Data Collection and Python Evaluator Improvements
Monday DSPG assessed Grundy Center and New Hampton by taking pictures of houses and tracking characteristics of the houses. Tuesday we had a similar experience assessing Independence. A few details came to mind during these events, first in the Fulcrum app we had the option to evaluate roofs labeled AI Roof.
Assuming that in future years roofing will be added to the list of characteristics evaluated I thought that when looking at roofs you need not only assess the quality of the roof but also the age. I believe there is a difference between a faded old roof and a new damaged roof. If DSPG goes to cities assessing the houses again it would be wise to sit down as a group and discuss what is considered good, fair, and poor in every single category. While assessing with other DSPG members I realized that people’s opinions of these categories greatly differed.
While talking to residents of these towns I was made aware of other issues besides what we were evaluating such as plumbing and flooding issues. Although these are different than what the Housing team is currently directed towards maybe it could be projects for the future in DSPG.
Due to the AI Roof category I left a space for the roofing model. If I have extra time I will fill this space with two models, one that evaluates whether the roof is damaged and one that evaluates the age. Additionally I added a spot for an AI window evaluator for a model that can predict whether there is a boarded up or broken window, inspired by Google images I downloaded from addresses considered poor or very poor in Des Moines. An option to look for in future years is an AI model that can look for multiple characteristics such as age and damage for roofs. Another we discussed this week is AI heatmaps which show where the AI is looking in the image to determine it’s guess. I really want to attempt this time permitting.
Now for reading relief:
I made this graph real quick just to visualize the counties which we are focusing on. Grundy Center is in Grundy County, New Hampton is in Chickasaw County, Independence is in Buchanan County, and Slater is in Story County.

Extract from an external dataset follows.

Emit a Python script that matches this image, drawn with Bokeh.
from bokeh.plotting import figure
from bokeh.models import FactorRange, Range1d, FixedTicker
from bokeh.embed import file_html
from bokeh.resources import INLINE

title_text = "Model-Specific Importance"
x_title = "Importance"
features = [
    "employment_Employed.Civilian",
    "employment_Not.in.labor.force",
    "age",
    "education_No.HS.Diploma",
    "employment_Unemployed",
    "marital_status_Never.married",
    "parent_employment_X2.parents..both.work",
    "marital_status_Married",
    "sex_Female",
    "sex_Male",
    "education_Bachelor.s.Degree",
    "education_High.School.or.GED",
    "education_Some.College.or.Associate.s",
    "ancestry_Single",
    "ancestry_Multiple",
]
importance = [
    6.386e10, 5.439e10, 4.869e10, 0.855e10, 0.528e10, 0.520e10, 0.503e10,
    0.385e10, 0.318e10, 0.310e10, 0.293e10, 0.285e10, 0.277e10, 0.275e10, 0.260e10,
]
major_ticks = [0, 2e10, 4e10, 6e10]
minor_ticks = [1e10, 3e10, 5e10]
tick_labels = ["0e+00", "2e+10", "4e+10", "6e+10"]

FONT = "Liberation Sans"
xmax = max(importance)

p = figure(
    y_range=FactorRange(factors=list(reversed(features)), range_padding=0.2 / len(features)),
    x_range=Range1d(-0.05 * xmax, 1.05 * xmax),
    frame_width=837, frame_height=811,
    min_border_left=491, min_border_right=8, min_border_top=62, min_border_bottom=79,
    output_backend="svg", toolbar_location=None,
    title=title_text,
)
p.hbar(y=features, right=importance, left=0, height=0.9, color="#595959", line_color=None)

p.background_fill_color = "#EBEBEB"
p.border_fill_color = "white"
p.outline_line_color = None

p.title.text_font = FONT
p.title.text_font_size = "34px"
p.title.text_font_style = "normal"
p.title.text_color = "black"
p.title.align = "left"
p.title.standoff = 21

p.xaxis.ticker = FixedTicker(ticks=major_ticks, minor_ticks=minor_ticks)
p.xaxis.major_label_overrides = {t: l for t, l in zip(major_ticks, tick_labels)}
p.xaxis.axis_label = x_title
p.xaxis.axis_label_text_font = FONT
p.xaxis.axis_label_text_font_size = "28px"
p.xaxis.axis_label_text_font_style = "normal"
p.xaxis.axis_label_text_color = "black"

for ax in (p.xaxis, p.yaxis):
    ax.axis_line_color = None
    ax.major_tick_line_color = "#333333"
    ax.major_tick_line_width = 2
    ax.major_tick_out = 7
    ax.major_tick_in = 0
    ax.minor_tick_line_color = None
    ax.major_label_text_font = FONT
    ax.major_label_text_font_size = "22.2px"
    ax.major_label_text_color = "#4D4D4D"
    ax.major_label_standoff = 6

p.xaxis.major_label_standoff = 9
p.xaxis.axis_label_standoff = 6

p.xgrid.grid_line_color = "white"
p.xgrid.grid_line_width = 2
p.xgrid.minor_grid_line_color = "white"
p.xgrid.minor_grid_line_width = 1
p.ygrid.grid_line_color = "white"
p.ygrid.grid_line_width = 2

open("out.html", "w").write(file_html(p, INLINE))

Here is a closer look at the fulcrum app we used to evaluate houses. The first image shows the different folders for each community, followed by the interface for a singular house evaluation.

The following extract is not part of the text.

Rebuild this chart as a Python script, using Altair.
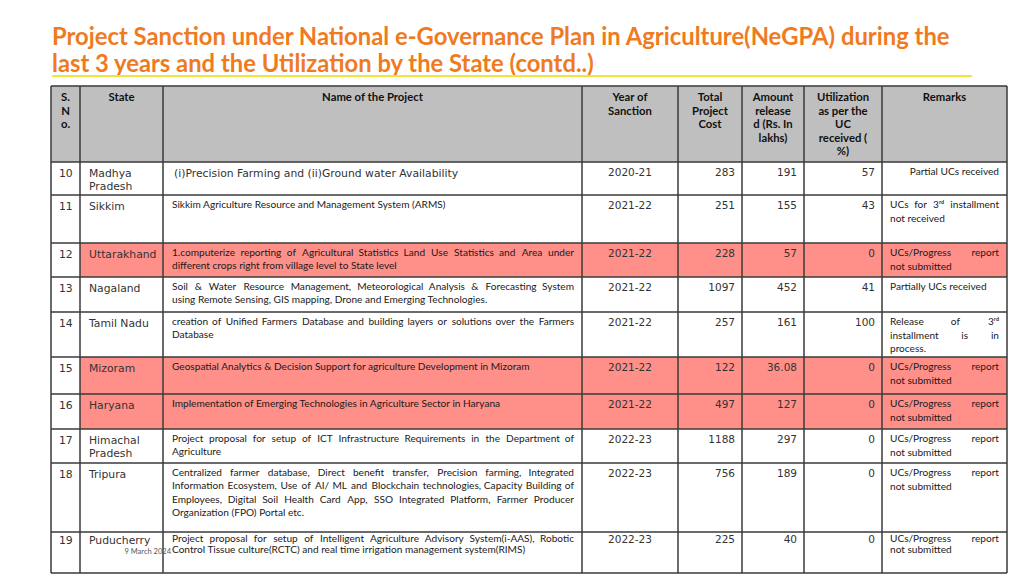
import altair as alt
import pandas as pd

# ---------------- data ----------------
title_lines = [
    "Project Sanction under National e-Governance Plan in Agriculture(NeGPA) during the",
    "last 3 years and the Utilization by the State (contd..)",
]
headers = ["S.\nN\no.", "State", "Name of the Project", "Year of\nSanction",
           "Total\nProject\nCost", "Amount\nrelease\nd (Rs. In\nlakhs)",
           "Utilization\nas per the\nUC\nreceived (\n%)", "Remarks"]
sno = [10, 11, 12, 13, 14, 15, 16, 17, 18, 19]
states = ["Madhya\nPradesh", "Sikkim", "Uttarakhand", "Nagaland", "Tamil Nadu",
          "Mizoram", "Haryana", "Himachal\nPradesh", "Tripura", "Puducherry"]
projects = [
    "(i)Precision Farming and (ii)Ground water  Availability",
    "Sikkim Agriculture Resource and Management System (ARMS)",
    "1.computerize reporting of Agricultural Statistics Land Use Statistics and Area under\n"
    "different crops right from village level to State level",
    "Soil & Water Resource Management, Meteorological Analysis & Forecasting System\n"
    "using Remote Sensing, GIS mapping, Drone and Emerging Technologies.",
    "creation of Unified Farmers Database and building layers or solutions over the Farmers\n"
    "Database",
    "Geospatial Analytics & Decision Support for agriculture Development in Mizoram",
    "Implementation of Emerging Technologies in Agriculture Sector in Haryana",
    "Project proposal for setup of ICT Infrastructure Requirements in the Department of\n"
    "Agriculture",
    "Centralized farmer database, Direct benefit transfer, Precision farming, Integrated\n"
    "Information Ecosystem, Use of AI/ ML and Blockchain technologies, Capacity Building of\n"
    "Employees, Digital Soil Health Card App, SSO Integrated Platform, Farmer Producer\n"
    "Organization (FPO) Portal etc.",
    "Project proposal for setup of  Intelligent Agriculture Advisory System(i-AAS), Robotic\n"
    "Control Tissue culture(RCTC) and real time irrigation management system(RIMS)",
]
years = ["2020-21", "2021-22", "2021-22", "2021-22", "2021-22",
         "2021-22", "2021-22", "2022-23", "2022-23", "2022-23"]
total_cost = [283, 251, 228, 1097, 257, 122, 497, 1188, 756, 225]
released = [191, 155, 57, 452, 161, 36.08, 127, 297, 189, 40]
utilization = [57, 43, 0, 41, 100, 0, 0, 0, 0, 0]
remarks = [
    "Partial UCs received",
    "UCs for 3\u02b3\u1d48 installment\nnot received",
    "UCs/Progress report\nnot submitted",
    "Partially UCs received",
    "Release of 3\u02b3\u1d48\ninstallment is in\nprocess.",
    "UCs/Progress report\nnot submitted",
    "UCs/Progress report\nnot submitted",
    "UCs/Progress report\nnot submitted",
    "UCs/Progress report\nnot submitted",
    "UCs/Progress report\nnot submitted",
]
highlighted = [False, False, True, False, False, True, True, False, False, False]
footer = "9 March 2024"

# ---------------- layout / style ----------------
COL = [51, 80, 163, 582, 678, 742, 804, 882, 1007]
ROW = [86, 162, 195, 243, 277, 312, 357, 394, 429, 463, 532, 573]
remark_align = ["right", "justify", "justify", "left", "justify",
                "justify", "justify", "justify", "justify", "justify"]
ORANGE = "#F07B1E"
GRAY = "#BFBFBF"
RED = "#FF8F89"
LINE = "#3a3a3a"
GOTHIC = "DejaVu Sans"
CALIBRI = "Lato"
BODY = 10.1

xs = alt.Scale(domain=[8, 1016], range=[0, 1008], zero=False, nice=False)
ys = alt.Scale(domain=[8, 576], range=[0, 568], zero=False, nice=False)
X = lambda f="x": alt.X(f"{f}:Q", scale=xs, axis=None)
Y = lambda f="y": alt.Y(f"{f}:Q", scale=ys, axis=None)

# rough Lato advance widths (em) used only to spread justified words
_W = dict(a=.49, b=.55, c=.45, d=.55, e=.51, f=.32, g=.49, h=.55, i=.23, j=.23, k=.49,
          l=.23, m=.83, n=.55, o=.55, p=.55, q=.55, r=.36, s=.42, t=.35, u=.55, v=.49,
          w=.75, x=.48, y=.49, z=.44)
_U = dict(A=.66, B=.62, C=.65, D=.72, E=.55, F=.53, G=.70, H=.73, I=.27, J=.38, K=.64,
          L=.49, M=.88, N=.73, O=.77, P=.58, Q=.77, R=.61, S=.52, T=.56, U=.70, V=.66,
          W=1.0, X=.63, Y=.61, Z=.59)
_P = {".": .22, ",": .22, "(": .30, ")": .30, "/": .36, "-": .35, "&": .68,
      "\u02b3": .25, "\u1d48": .33}


def word_w(wd, size):
    tot = 0
    for ch in wd:
        if ch in _W:
            tot += _W[ch]
        elif ch in _U:
            tot += _U[ch]
        elif ch.isdigit():
            tot += .58
        else:
            tot += _P.get(ch, .5)
    return tot * size


def justify(text, x0, x1, y, lh, size, last_align="left"):
    left, right = [], []
    lns = text.split("\n")
    for k, ln in enumerate(lns):
        yy = y + lh * k
        words = ln.split()
        if k < len(lns) - 1 and len(words) > 1:
            w = [word_w(wd, size) for wd in words]
            gap = (x1 - x0 - sum(w)) / (len(words) - 1)
            pos = x0
            for j, wd in enumerate(words):
                if j == len(words) - 1:
                    right.append(dict(x=x1, y=yy, t=wd))
                else:
                    left.append(dict(x=pos, y=yy, t=wd))
                pos += w[j] + gap
        elif last_align == "right":
            right.append(dict(x=x1, y=yy, t=ln))
        else:
            left.append(dict(x=x0, y=yy, t=ln))
    return left, right


# fills
fills = [dict(x=COL[0], x2=COL[-1], y=ROW[0], y2=ROW[1], c=GRAY)]
for i, h in enumerate(highlighted):
    if h:
        fills.append(dict(x=COL[1], x2=COL[-1], y=ROW[i + 1], y2=ROW[i + 2], c=RED))
fill_layer = alt.Chart(pd.DataFrame(fills)).mark_rect().encode(
    x=X(), x2="x2:Q", y=Y(), y2="y2:Q", color=alt.Color("c:N", scale=None))

# grid lines
lines = [dict(x=c, x2=c, y=ROW[0], y2=ROW[-1]) for c in COL]
lines += [dict(x=COL[0], x2=COL[-1], y=r, y2=r) for r in ROW]
grid_layer = alt.Chart(pd.DataFrame(lines)).mark_rule(
    color=LINE, strokeWidth=1.5).encode(x=X(), x2="x2:Q", y=Y(), y2="y2:Q")

layers = [fill_layer, grid_layer]


def text_layer(rows, font, size, align, weight="normal", color="#222",
               line_height=13.5, baseline="top"):
    return alt.Chart(pd.DataFrame(rows)).mark_text(
        font=font, fontSize=size, align=align, baseline=baseline,
        fontWeight=weight, color=color, lineBreak="\n", lineHeight=line_height
    ).encode(x=X(), y=Y(), text="t:N")


# title
layers.append(text_layer(
    [dict(x=52, y=38 + 27 * i, t=t) for i, t in enumerate(title_lines)],
    CALIBRI, 23.8, "left", weight="bold", color=ORANGE, baseline="middle"))
layers.append(alt.Chart(pd.DataFrame([dict(x=52, x2=972, y=76)])).mark_rule(
    color="#F3E33E", strokeWidth=2).encode(x=X(), x2="x2:Q", y=Y()))

# header
hx = [(COL[i] + COL[i + 1]) / 2 for i in range(len(COL) - 1)]
layers.append(text_layer(
    [dict(x=hx[i], y=ROW[0] + 6, t=h) for i, h in enumerate(headers)],
    CALIBRI, 11.3, "center", weight="bold", color="#111", line_height=13.6))

tops = [ROW[i + 1] + 6 for i in range(len(sno))]
tops[-1] = ROW[10] + 3
lhs = [13.4] * len(sno)
lhs[-1] = 11.3
fmt = lambda v: f"{v:g}"

layers.append(text_layer([dict(x=59, y=tops[i], t=str(s)) for i, s in enumerate(sno)],
                         GOTHIC, 10.8, "left", color="#333", line_height=13))
layers.append(text_layer([dict(x=89, y=tops[i], t=s) for i, s in enumerate(states)],
                         GOTHIC, 10.8, "left", color="#333", line_height=13))
layers.append(text_layer([dict(x=174, y=tops[0], t=projects[0])],
                         GOTHIC, 10.8, "left", color="#333"))

proj_left, proj_right = [], []
for i, p in enumerate(projects):
    if i == 0:
        continue
    l, r = justify(p, 172, 574, tops[i] - 1, lhs[i], BODY)
    proj_left += l
    proj_right += r
layers.append(text_layer(proj_left, CALIBRI, BODY, "left", color="#1a1a1a"))
layers.append(text_layer(proj_right, CALIBRI, BODY, "right", color="#1a1a1a"))

layers.append(text_layer([dict(x=hx[3], y=tops[i], t=v) for i, v in enumerate(years)],
                         GOTHIC, 10.5, "center", color="#333"))
layers.append(text_layer([dict(x=COL[5] - 7, y=tops[i], t=fmt(v)) for i, v in enumerate(total_cost)],
                         GOTHIC, 10.5, "right", color="#333"))
layers.append(text_layer([dict(x=COL[6] - 7, y=tops[i], t=fmt(v)) for i, v in enumerate(released)],
                         GOTHIC, 10.5, "right", color="#333"))
layers.append(text_layer([dict(x=COL[7] - 7, y=tops[i], t=fmt(v)) for i, v in enumerate(utilization)],
                         GOTHIC, 10.5, "right", color="#333"))

# remarks
RX0, RX1 = COL[7] + 8, COL[8] - 8
rem_left, rem_right = [], []
for i, (r, al) in enumerate(zip(remarks, remark_align)):
    lh = 13.5 if i < len(sno) - 1 else 11.3
    if al == "right":
        l, rr = justify(r, RX0, RX1, tops[i] - 1, lh, BODY, last_align="right")
    elif al == "justify":
        l, rr = justify(r, RX0, RX1, tops[i] - 1, lh, BODY)
    else:
        l, rr = [dict(x=RX0, y=tops[i] - 1, t=r)], []
    rem_left += l
    rem_right += rr
layers.append(text_layer(rem_left, CALIBRI, BODY, "left", color="#1a1a1a"))
layers.append(text_layer(rem_right, CALIBRI, BODY, "right", color="#1a1a1a"))

# footer
layers.append(text_layer([dict(x=171, y=552, t=footer)], CALIBRI, 7.5, "right",
                         color="#555", baseline="middle"))

chart = alt.layer(*layers).properties(
    width=1008, height=568, padding=0, autosize=alt.AutoSizeParams(type="none"),
    background="white"
).configure_view(stroke=None)

chart.save("out.html", embed_options={"renderer": "svg", "actions": False})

Next for the code I built on the skeleton from last week mostly following the code plan diagram I made 2 weeks ago(?). As of right now house_evaluator.py can read in a folder with images in it (as if it was one house from multiple sources). The program will use the house_present_classifier, clear_image_classifier, and multiple_houses_classifier models. These models evaluate whether each image has a visible house, whether the house is obstructed, and if there are multiple houses visible. Ideally we want to evaluate an image with a house, minimal obstruction, and only one house visible. Each model will remove unwanted images from the list in the hopes of choosing only the best image of the house to evaluate.

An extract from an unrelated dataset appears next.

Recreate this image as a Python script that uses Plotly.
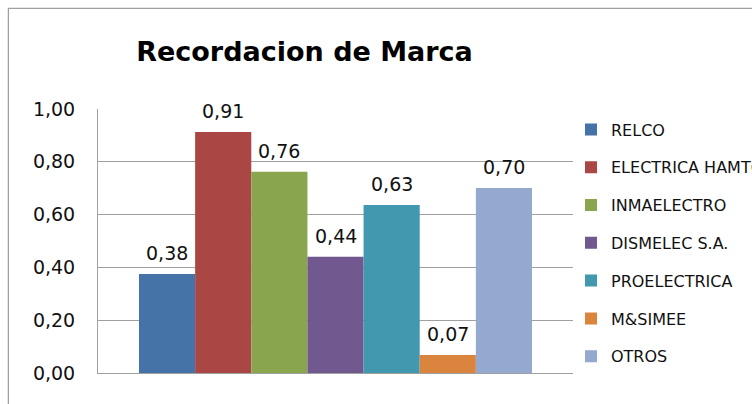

If no image remains the program returns that a better image is needed of the house. If multiple good pictures of the house remain the program will randomly select one. I hope to implement looking at the date of the images before randomly selecting but we do not have dates of images stored from any source yet.
Next the remaining image will be ran through the vegetation, siding, and gutter models. As I said last week the gutter model is on hold until I get more images of poor gutters and spaces in the code are there for roof and window models for either next year or my free time. All of the models predict pretty poorly still because we need a lot more data on bad house images but they are predicting at a 35-45% confidence rate currently.
After I got all of the models in the program properly I started to work on writing to CSV files. The intention was to print each attribute such as vegetation in it’s respective column based on address. I used the CSV library which turned out to take longer than it seems giving me issues such as wiping the file clean, not writing any values, then writing values to the leftmost row available after address. I finally got the attributes to print to the correct column but printed on every row instead of only one row based on address.
Sadat, our AI fellow, used Pandas and could correctly do the correct task in about 10 lines where it took my method about 40 lines of code. Long story short I am now implementing pandas to manipulate the csv files.
This code shows the program checking if the columns exist in the csv and if not adding the column. Then the values of each is wrote to the CSV file. After discussion with Sadat I added the model confidence percentage so that as we upload more accurate models we can see how well they are preforming and also give an average confidence for a final report.
In summary this program so far can take in a folder of images, choose the best one, evaluate it’s vegetation, siding, and gutters, then print these attributes to a csv at the same address as the input folder. This python Script was nearing 400 lines of code due to tests and old code I commented out to save. To run many images through this program I think the easiest path would to make a parent folder full of folders labeled by address and inside of the address folders are the images for each address. I did not want a 400 line for loop to iterate through this parent folder so my goal for this weekend is to make two scripts.
The first script will read in the files and iterate through them calling the second script each run to evaluate the images within and return house attributes. The first script will take these attributes and return them to a CSV file to the proper column and address. This will be essentially the same as what I have working now but it will be able to read and document many folders of houses rather than individual houses manually placed at a time. I will leave the current script alone since it works and make two completely new scripts to improve this method.
End of Day Friday Update
Today was very productive, the entire program now works. city_evaluator.py can read in a parent folder which contains address folders, it then calls house_evaluator.py for each address folder. house_evaluator runs images through the AI models (still largely inaccurate) then returns attributes of the image detected. Having multiple files was accomplished by creating a function within house_evaluator then calling that function in city_evaluator.
After loading in all the variables in city_eval I wrote to the csv by address. This method largely stayed the same from yesterday I just had to tweak it so that the name being printed to was iterated.
In my actual conclusion I will say this was a very successful week even though it was shortened. I plan to make a blog post just for my weekend project so that I don’t have to remember it next Thursday. I will attempt to make an AI heatmap so we can visually see why the models guess incorrectly (right now they suck because we barely have any data). A lot of people I have talked to think of object detection when I say AI heatmap so I will need to explain in depth why this is different. Also in the image above you can see gutter is FALSE and 0 confidence because I have still neglected making that model. I now have access to data maybe I can get it made next week. We also REALLY need to update the other models with the data we collected in Grundy Center, Independence, and New Hampton.